If you enjoy Davis on this subject, check out his other Artnet essays, and his book 9.5 Theses on Art and Class (Haymarket Books, 2013).
You may also enjoy Leon Wieseltier’s “A. O. Scott, Critic Without a Cause,” an elegant, scathing dissection of the New York Times film critic’s new book, Better Living Through Criticism: How to Think About Art, Pleasure, Beauty, and Truth. (you’ll find a selection from it, “Everybody’s a Critic. And That’s How It Should Be,” here.)
The subtitle of Scott’s book gives its goal away; telling its readers “how to think” about some stuff. I can’t imagine having the effrontery to do that. But, from the excerpt in the Times, Scott solves that problem by the simple expedient of vapidly endorsing his readers’ vague, uninformed opinionating as somehow equivalent to critical thinking.
Perhaps that’s because it’s certainly equivalent to Scott’s own writing on film. Wieseltier describes this book as “a triumph of the nonaffiliated and the noncommittal.” He disdains Scott for the same fundamental reason I find him and so many critics of all media (including, alas, most of my colleagues) unreadable: the absence of commitment to anything resembling a clearly articulated, closely reasoned, and challenging position.
If you don’t have convictions — or lack the proverbial courage those can require when enunciated in public — you can’t really call yourself a critic. I’d argue — and I think Wieseltier would too — that if a critic hasn’t staked out at least one controversial position over a given year, taken one stand that involves nay-saying and risk, his or her critical license should get revoked.
Wieseltier sums up Scott’s avoidance of that obligation thus:
“The interest of Scott’s book lies … in its exemplification of our moment in American culture and American cultural journalism. It is an accurate document of the discourse of ‘takes.’ … A take is an opinion that has no aspiration to a belief, an impression that never hardens into a position. Its lightness is its appeal. It is provisional, evanescent, a move in a game, an accredited shallowness, a bulwark against a pause in the conversation. A take is expected not to be true but to be interesting, and even when it is interesting it makes no troublesome claim upon anybody’s attention. Another take will quickly follow, and the silence that is a mark of perplexity, of research and reflection, will be mercifully kept at bay. A take asks for no affiliation. It requires no commitment.”
At this blog I’ve written about both the highbrow rationale for uninformed opinionation (in the series “How to Talk Through Your Hat”) and the lowbrow version thereof (in the series “Forumization and Its Malcontent”). Scott seems to have convinced himself — and hopes to convince his middlebrow book’s middlebrow readers — that swapping attitudes toward this or that artwork over beer and wings constitutes “doing criticism,” when it adds up to nothing more than social posturing.
My rule of thumb: If it hasn’t cost you anything, it’s not principle, it’s just attitude.

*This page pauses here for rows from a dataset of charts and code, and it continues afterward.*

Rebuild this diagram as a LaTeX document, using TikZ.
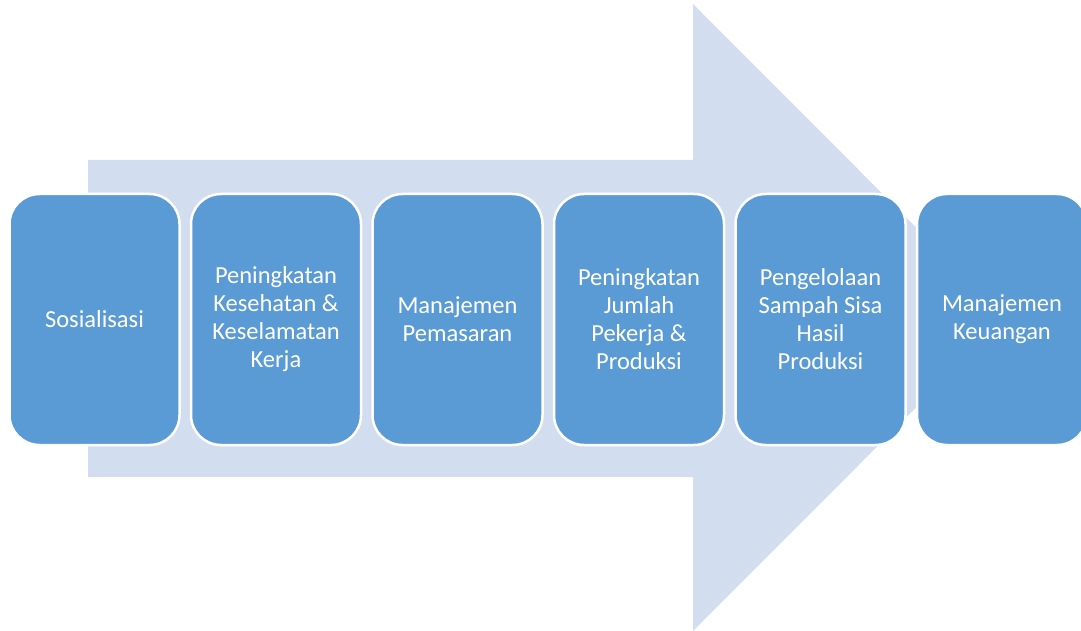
\documentclass[tikz,border=0pt]{standalone}
\usepackage{fontspec}
\setmainfont{Carlito}
\usetikzlibrary{positioning}
\definecolor{arrowblue}{HTML}{D2DEEF}
\definecolor{boxblue}{HTML}{5B9BD5}
\tikzset{
  stage/.style={draw=white, line width=2.5pt, fill=boxblue, rounded corners=30pt,
    minimum width=170pt, minimum height=251pt, text=white, align=center,
    font=\fontsize{24.5}{28}\selectfont, inner sep=0pt},
}
\begin{document}
\begin{tikzpicture}[x=1pt,y=-1pt]
   \useasboundingbox (0,0) rectangle (1081,631);
   % big arrow behind
   \fill[arrowblue] (88,160) -- (693,160) -- (693,4) -- (1006,317.5)
   -- (693,631) -- (693,477) -- (88,477) -- cycle;
   % stages
   \node[stage] (sos) at (94.5,319.5) {Sosialisasi};
   \node[stage, right=9pt of sos] (k3) {Peningkatan\\Kesehatan \&\\Keselamatan\\Kerja};
   \node[stage, right=9pt of k3] (mpem) {Manajemen\\Pemasaran};
   \node[stage, right=9pt of mpem] (jml) {Peningkatan\\Jumlah\\Pekerja \&\\Produksi};
   \node[stage, right=9pt of jml] (smp) {Pengelolaan\\Sampah Sisa\\Hasil\\Produksi};
   \node[stage, right=9pt of smp] (mkeu) {Manajemen\\Keuangan};
 \end{tikzpicture}
\end{document}
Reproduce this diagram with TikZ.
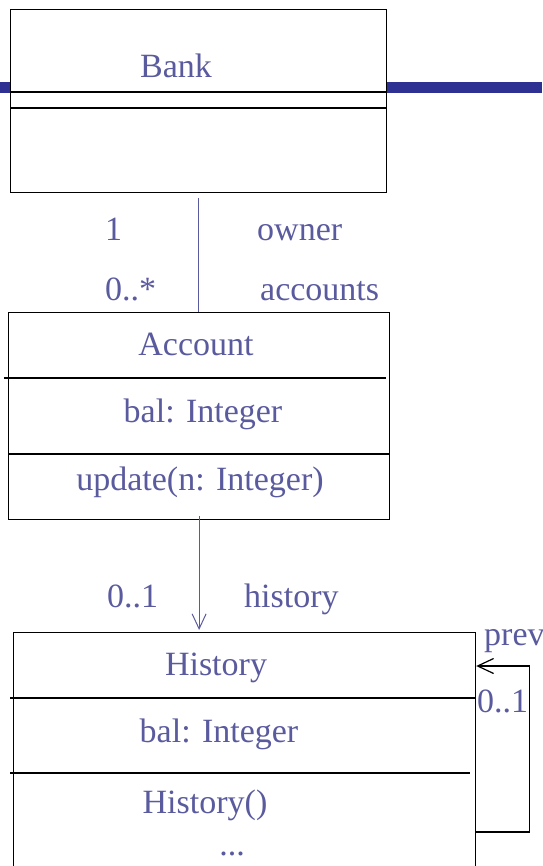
\documentclass[tikz,border=0pt]{standalone}
\usepackage{fontspec}
\setmainfont{Liberation Serif}
\usetikzlibrary{arrows.meta,calc}
\definecolor{txtblue}{RGB}{90,90,158}
\definecolor{barblue}{RGB}{46,49,146}
\tikzset{
  umlbox/.style={draw=black, line width=1.2pt, fill=white, anchor=north west, inner sep=0pt},
  divider/.style={draw=black, line width=1.2pt},
  lbl/.style={text=txtblue, font=\fontsize{34}{40}\selectfont, inner sep=0pt},
  assoc/.style={draw=txtblue, line width=1pt},
  selfassoc/.style={draw=black, line width=1.2pt}
}
\begin{document}
\begin{tikzpicture}[x=1pt,y=1pt]
\useasboundingbox (0,0) rectangle (542,-866);
\clip (0,0) rectangle (542,-866);
% blue bar behind the Bank box
\fill[barblue] (0,-82) rectangle (542,-93);
% Bank
\node[umlbox, minimum width=376pt, minimum height=183pt] (bank) at (10,-9) {};
\draw[divider] (10,-92) -- (386,-92);
\draw[divider] (10,-108) -- (386,-108);
\node[lbl, anchor=base] (bankname) at (176,-78) {Bank};
% Account
\node[umlbox, minimum width=381pt, minimum height=207pt] (account) at (8,-312) {};
\draw[divider] (4,-378) -- (386,-378);
\draw[divider] (8,-454) -- (389,-454);
\node[lbl, anchor=base] (accname) at (196,-355) {Account};
\node[lbl, anchor=base] (accattr) at (203,-422) {bal: Integer};
\node[lbl, anchor=base] (accop) at (200,-490) {update(n: Integer)};
% History
\node[umlbox, minimum width=462pt, minimum height=260pt] (history) at (13,-632) {};
\draw[divider] (10,-698) -- (475,-698);
\draw[divider] (10,-773) -- (470,-773);
\node[lbl, anchor=base] (histname) at (216,-675) {History};
\node[lbl, anchor=base] (histattr) at (219,-742) {bal: Integer};
\node[lbl, anchor=base] (histop) at (205,-813) {History()};
\node[lbl, anchor=base] (histmore) at (232,-855) {...};
% association Bank -- Account
\draw[assoc, shorten <=5pt] (bank.south) -- (bank.south |- account.north);
\node[lbl, anchor=base west] (m1) at (105,-241) {1};
\node[lbl, anchor=base west] (r1) at (257,-241) {owner};
\node[lbl, anchor=base west] (m2) at (105,-300) {0..*};
\node[lbl, anchor=base west] (r2) at (260,-300) {accounts};
% association Account -> History
\draw[assoc, -{Straight Barb[length=15pt,width=14pt,line width=1pt]}, shorten <=-4pt, shorten >=2pt]
  (account.south) -- (account.south |- history.north);
\node[lbl, anchor=base west] (m3) at (107,-607) {0..1};
\node[lbl, anchor=base west] (r3) at (244,-607) {history};
% self association on History
\coordinate (loopstart) at ($(history.north east)+(0,-200)$);
\coordinate (loopend) at ($(history.north east)+(0,-34)$);
\draw[selfassoc, -{Straight Barb[length=16pt,width=15pt,line width=1.2pt]}]
  (loopstart) -- ++(53,0) |- (loopend);
\node[lbl, anchor=base west] (r4) at (484,-645) {prev};
\node[lbl, anchor=base west] (m4) at (477,-712) {0..1};
\end{tikzpicture}
\end{document}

By the same token, if nothing’s at stake it ain’t criticism, merely (in Wieseltier’s felicitous usage) a “take,” which you can change the next day without losing face.
Weasels, Encore …
I have noted previously the growing tendency of people to claim that one or another of their actions does not represent them — presumably invoking amnesia, or multiple-personality disorder, or “Manchurian Candidate” brainwashing, or alien abduction to explain the fact that someone occupying their body said or did whatever an audio or video recording proves actually happened.
Joining the club: University of Missouri assistant professor of communication Melissa Click, who became infamous in November 2015 for requesting “some muscle” to eject a journalist from a public space as he covered a demonstration. According to a February 13, 2016 report in the university’s newspaper, “In an interview Friday with the Missourian, Click acknowledged she made a mistake in November and said her actions did not represent who she is. And that she is battling to get back to where and who she was.” (Emphasis mine.) Add the refusal to own her words and deeds to the list of this weasel’s offenses.
[Note: The Univ. of Missouri terminated Click’s employment on February 25, 2016. — A. D. C.]
Browsing in the Strand bookstore recently, I came across Outer Boroughs: New York Beyond Manhattan (Damiani, 2014), by William Meyers, hitherto unknown to me. I appreciate its premise — that the boroughs of the metropolis other than Manhattan deserve some attention. Imagine my disappointment upon discovering that Meyers made only 4 of its 86 images on Staten Island — all within a single day, I’ll venture, since they all appear to have been made in the same season and describe public spaces easily accessible via a single ride on the Staten Island Rapid Transit elevated train.
A missed opportunity to give what Wu Tang Clan calls “The Rock” its due. High time for someone to do the serious photo book that the island deserves. Most likely it won’t come from an outsider like Meyers, who clearly shares the widespread dismissive attitude toward this place and its half-million inhabitants (yours truly included).
And as long as I’m on the subject of shrift, that same day in Strand, looking through Antony Mason’s A History of Western Art (Abrams, 2007), I found photography mentioned just once — in a chapter titled “New Media: New Directions” (p. 122), illustrated with a Cindy Sherman, the medium mentioned in a one-paragraph caption thereto. Some things never change.
Small Potato(es), Highly Priced
Après Peter Lik, le deluge: “Kevin Abosch sells photograph of potato for $1.5 million.” I have nothing to say about this that I haven’t said before.